INSTRUCTIONS TO FOLLOW:
Look through the listing below and work out how many of its lines hold the word "matplotlib". Give only the number.

GIVEN DATA:
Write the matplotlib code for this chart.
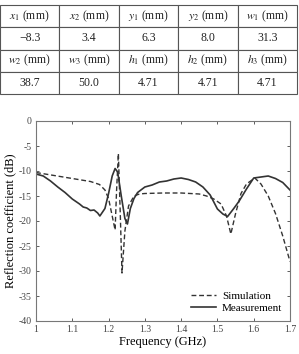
import numpy as np
import matplotlib
matplotlib.use("Agg")
import matplotlib.pyplot as plt

plt.rcParams['font.family'] = ['Liberation Serif', 'DejaVu Serif']
plt.rcParams['mathtext.fontset'] = 'stix'
plt.rcParams['axes.unicode_minus'] = False

# Table content
table_rows = [
    ["$x_1$ (mm)", "$x_2$ (mm)", "$y_1$ (mm)", "$y_2$ (mm)", "$w_1$ (mm)"],
    ["\u22128.3", "3.4", "6.3", "8.0", "31.3"],
    ["$w_2$ (mm)", "$w_3$ (mm)", "$h_1$ (mm)", "$h_2$ (mm)", "$h_3$ (mm)"],
    ["38.7", "50.0", "4.71", "4.71", "4.71"],
]

# Simulation curve
sim_f = [1.00, 1.05, 1.10, 1.15, 1.175, 1.19, 1.20, 1.21, 1.218, 1.222,
         1.227, 1.232, 1.237, 1.245, 1.255, 1.27, 1.285, 1.30, 1.35, 1.40,
         1.45, 1.47, 1.49, 1.51, 1.525, 1.537, 1.55, 1.565, 1.58, 1.603,
         1.62, 1.64, 1.66, 1.68, 1.70]
sim_db = [-10.3, -10.9, -11.5, -12.1, -12.7, -13.8, -15.5, -19.0, -21.8, -14.0,
          -6.5, -18.0, -30.4, -22.0, -17.0, -15.0, -14.6, -14.5, -14.4, -14.4,
          -14.6, -15.0, -15.6, -16.6, -19.0, -22.6, -18.5, -14.5, -12.6, -11.4,
          -12.6, -15.0, -18.5, -23.0, -28.1]

# Measurement curve
meas_f = [1.00, 1.02, 1.04, 1.06, 1.08, 1.10, 1.12, 1.13, 1.14, 1.15,
          1.16, 1.17, 1.176, 1.19, 1.20, 1.21, 1.218, 1.225, 1.235, 1.245,
          1.252, 1.26, 1.27, 1.28, 1.30, 1.32, 1.34, 1.36, 1.38, 1.40,
          1.42, 1.44, 1.46, 1.48, 1.50, 1.515, 1.528, 1.545, 1.56, 1.58,
          1.60, 1.62, 1.64, 1.66, 1.68, 1.70]
meas_db = [-10.6, -11.0, -12.0, -13.2, -14.3, -15.6, -16.6, -17.2, -17.4, -17.9,
           -17.8, -18.4, -19.0, -17.5, -14.5, -11.0, -9.5, -10.2, -15.0, -19.5,
           -20.6, -17.5, -15.5, -14.3, -13.2, -12.8, -12.2, -12.0, -11.6, -11.4,
           -11.7, -12.2, -13.2, -14.8, -17.6, -18.6, -19.1, -17.5, -16.0, -13.6,
           -11.4, -11.2, -11.0, -11.5, -12.3, -13.8]

xticks = [1, 1.1, 1.2, 1.3, 1.4, 1.5, 1.6, 1.7]
xticklabels = ["1", "1.1", "1.2", "1.3", "1.4", "1.5", "1.6", "1.7"]
yticks = [0, -5, -10, -15, -20, -25, -30, -35, -40]

fig = plt.figure(figsize=(2.99, 3.54), dpi=100)

# ==========================
# Parameter table
# ==========================
tax = fig.add_axes([0.0, 1 - 94 / 354, 297 / 299, 89 / 354])
tax.axis("off")
tbl = tax.table(cellText=table_rows, cellLoc="center", bbox=[0, 0, 1, 1])
tbl.auto_set_font_size(False)
for (r, c), cell in tbl.get_celld().items():
    cell.set_edgecolor("#555555")
    cell.set_linewidth(0.8)
    cell.get_text().set_fontsize(8.5)
    cell.get_text().set_color("#222222")

# ==========================
# Reflection coefficient plot
# ==========================
ax = fig.add_axes([36 / 299, 1 - 321 / 354, 254 / 299, 200 / 354])

ax.plot(sim_f, sim_db, color="#333333", lw=1.0, ls=(0, (3.5, 2)),
        label="Simulation")
ax.plot(meas_f, meas_db, color="#333333", lw=1.2, label="Measurement")

ax.set_xlim(1, 1.7)
ax.set_ylim(-40, 0)
ax.set_xticks(xticks)
ax.set_xticklabels(xticklabels)
ax.set_yticks(yticks)
ax.tick_params(direction="in", length=2.5, width=0.6, labelsize=7,
               top=True, right=True, colors="#444444", pad=3)
for sp in ax.spines.values():
    sp.set_color("#777777")
    sp.set_linewidth(0.8)

ax.set_xlabel("Frequency (GHz)", fontsize=9, labelpad=1)
ax.set_ylabel("Reflection coefficient (dB)", fontsize=9, labelpad=2)

ax.legend(loc="lower right", frameon=False, fontsize=8, handlelength=2.3,
          handletextpad=0.5, labelspacing=0.2, borderaxespad=0.3)

plt.savefig("out.png", dpi=100)
plt.close()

WRITTEN SOLUTION:
4